Açılışta; bu tarihi projenin fikrini ortaya koyan, yıllar boyunca tüm süreçlerini takip eden ve bundan 60 yıl önce bu adada büyük acılar yaşayanların hakkını teslim ederek projenin bu anlamda gerçek mimarı olan Sayın Cumhurbaşkanımızın teşrifleri ile gerçekleşmiş olması çok değerliydi. Ayrıca Milliyetçi Hareket Partisi Genel Başkanı Sayın Devlet Bahçeli'nin katılımları açılışa çok özel bir anlam kattı. Üst düzey Devlet protokolünün yanında Adada o acıları yaşayan Demokrat Partili isimlerin yakınlarının, ailelerinin katılımları ise duygusal açıdan çok önemli anların yaşanmasına vesile oldu. Özelikle ailelerin Sayın Cumhurbaşkanımız ile duygularını paylaştığı anlar buna şahitlik eden bizleri derinden etkiledi.


'SALGIN SONRASI AÇILACAK'
Ada farklı kongrelere de ev sahipliği yapacak. Gelmek isteyenler ne zaman ziyaret edebilecek?

Ada hem genel mimarisiyle hem müzeleriyle ve peyzaj düzenlemeleri ile tamamlandı. Demokrasi ve Özgürlükler Müzesi'nde çalışmalar devam ediyor. Ada bütünüyle bir açık hava müzesi konseptini taşıdığından ziyaret etmek mümkün fakat Kovid-19 nedeni ile hayat tamamen normalleşene kadar yüksek katılımlı organizasyonlara ev sahipliği yapmasını henüz beklemiyoruz.

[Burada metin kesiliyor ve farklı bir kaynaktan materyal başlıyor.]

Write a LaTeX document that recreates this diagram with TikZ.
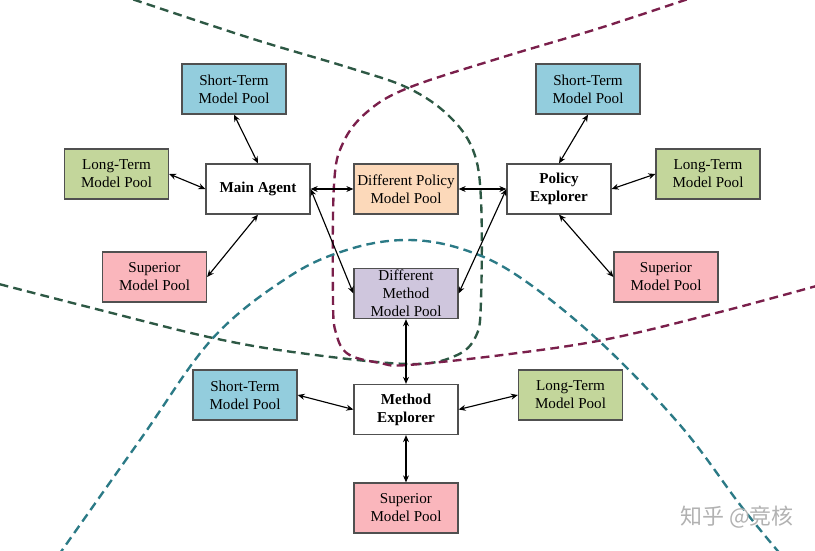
\documentclass[tikz,border=0pt]{standalone}
\usepackage{fontspec}
\setmainfont{Liberation Serif}
\newfontfamily\cjkfont{Noto Sans CJK SC}
\usetikzlibrary{arrows.meta}

\definecolor{stblue}{RGB}{147,205,221}
\definecolor{ltgreen}{RGB}{195,214,155}
\definecolor{suppink}{RGB}{250,182,188}
\definecolor{polpeach}{RGB}{252,217,186}
\definecolor{metlilac}{RGB}{207,198,221}
\definecolor{boxgray}{RGB}{80,80,80}
\definecolor{greenline}{RGB}{45,88,68}
\definecolor{maroonline}{RGB}{122,31,75}
\definecolor{tealline}{RGB}{43,122,134}

\tikzset{
  pool/.style={draw=boxgray, line width=0.7pt, minimum width=2.08cm, minimum height=1cm,
    align=center, inner sep=1pt, font=\fontsize{8.6}{10.2}\selectfont},
  agent/.style={pool, fill=white, font=\fontsize{8.6}{10.2}\selectfont\bfseries},
  link/.style={{Stealth[length=4pt,width=3.4pt]}-{Stealth[length=4pt,width=3.4pt]}, line width=0.65pt},
  region/.style={line width=1.35pt, dash pattern=on 5pt off 3pt}
}

\begin{document}
\begin{tikzpicture}[x=0.02cm, y=-0.02cm]
    \useasboundingbox (0,0) rectangle (815,551);

    % --- Dashed region borders ---
    \begin{scope}
        \clip (0,0) rectangle (815,551);
        \draw[region, greenline] plot[smooth, tension=0.6] coordinates {(120,-5) (250,38) (350,68) (408,88) (448,115) (473,150) (481,200) (481,300) (476,336) (455,356) (408,364) (300,353) (213,338) (100,310) (-5,283)};
        \draw[region, maroonline] plot[smooth, tension=0.6] coordinates {(700,-5) (600,28) (500,58) (408,88) (367,112) (343,143) (334,185) (333,300) (336,333) (348,354) (380,363) (408,365) (510,354) (608,339) (720,312) (820,285)};
        \draw[region, tealline] plot[smooth, tension=0.6] coordinates {(58,556) (140,440) (213,338) (290,276) (350,249) (407,240) (462,249) (518,276) (598,340) (680,425) (741,506) (782,556)};
    \end{scope}

    % --- Main Agent ---
    \node[agent] (ma) at (258,189) {Main Agent};
    \node[pool, fill=stblue] (sta) at (234,89) {Short-Term\\Model Pool};
    \node[pool, fill=ltgreen] (lta) at (116.5,174) {Long-Term\\Model Pool};
    \node[pool, fill=suppink] (supa) at (154.5,277) {Superior\\Model Pool};

    % --- Shared pools ---
    \node[pool, fill=polpeach] (dp) at (406,189) {Different Policy\\Model Pool};
    \node[pool, fill=metlilac] (dm) at (406,293.5) {Different\\Method\\Model Pool};

    % --- Policy Explorer ---
    \node[agent] (pe) at (559,189) {Policy\\Explorer};
    \node[pool, fill=stblue] (stb) at (588,89) {Short-Term\\Model Pool};
    \node[pool, fill=ltgreen] (ltb) at (708,174) {Long-Term\\Model Pool};
    \node[pool, fill=suppink] (supb) at (666,277) {Superior\\Model Pool};

    % --- Method Explorer ---
    \node[agent] (me) at (406,409.5) {Method\\Explorer};
    \node[pool, fill=stblue] (stc) at (245,395) {Short-Term\\Model Pool};
    \node[pool, fill=ltgreen] (ltc) at (570.5,395) {Long-Term\\Model Pool};
    \node[pool, fill=suppink] (supc) at (406,508) {Superior\\Model Pool};

    % Links
    \foreach \a/\b in {sta.south/ma.north, lta.east/ma.west, supa.east/ma.south,
                       ma.east/dp.west, ma.east/dm.west, dp.east/pe.west, pe.west/dm.east,
                       pe.north/stb.south, pe.east/ltb.west, pe.south/supb.west,
                       dm.south/me.north, me.west/stc.east, me.east/ltc.west, me.south/supc.north}
        \draw[link] (\a) -- (\b);

    % Watermark
    \node[text=black!30, font=\cjkfont\fontsize{12.5}{14}\selectfont] (mark) at (737,517) {知乎 @竞核};
\end{tikzpicture}
\end{document}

'40 BİNDEN FAZLA AĞAÇ VE BİTKİ DİKİLDİ'
Sosyal medyada adanın görünümü hakkında çok fazla paylaşım yapıldı, kimi yeşilliğin az olduğunu, kimi yapıların biraz büyük olduğunu, kimi ise başka tarihi adalardaki yapılarla kıyasa girişti, bu konularda ne dersiniz?

Ada yoğun yapılaşmanın hâkim olduğu bir eğitim merkeziydi. Ağaç sayısı çok azdı ve çalılıklar tüm adayı kaplamıştı. Oluşturulmaya çalışılan algının ne kadar haksız olduğu açılışla birlikte görüldü. Adada mevcut nitelikli ağaçların tamamına yakını korundu, yerleri değiştirilenler oldu. 40 binden fazla ağaç ve bitki dikildi. Kısacası Yassıada zaten yeşil değildi siyahtı, griydi... Şimdi ise aydınlığa kavuşan yeni yüzü ile hiç olmadığı kadar yeşil.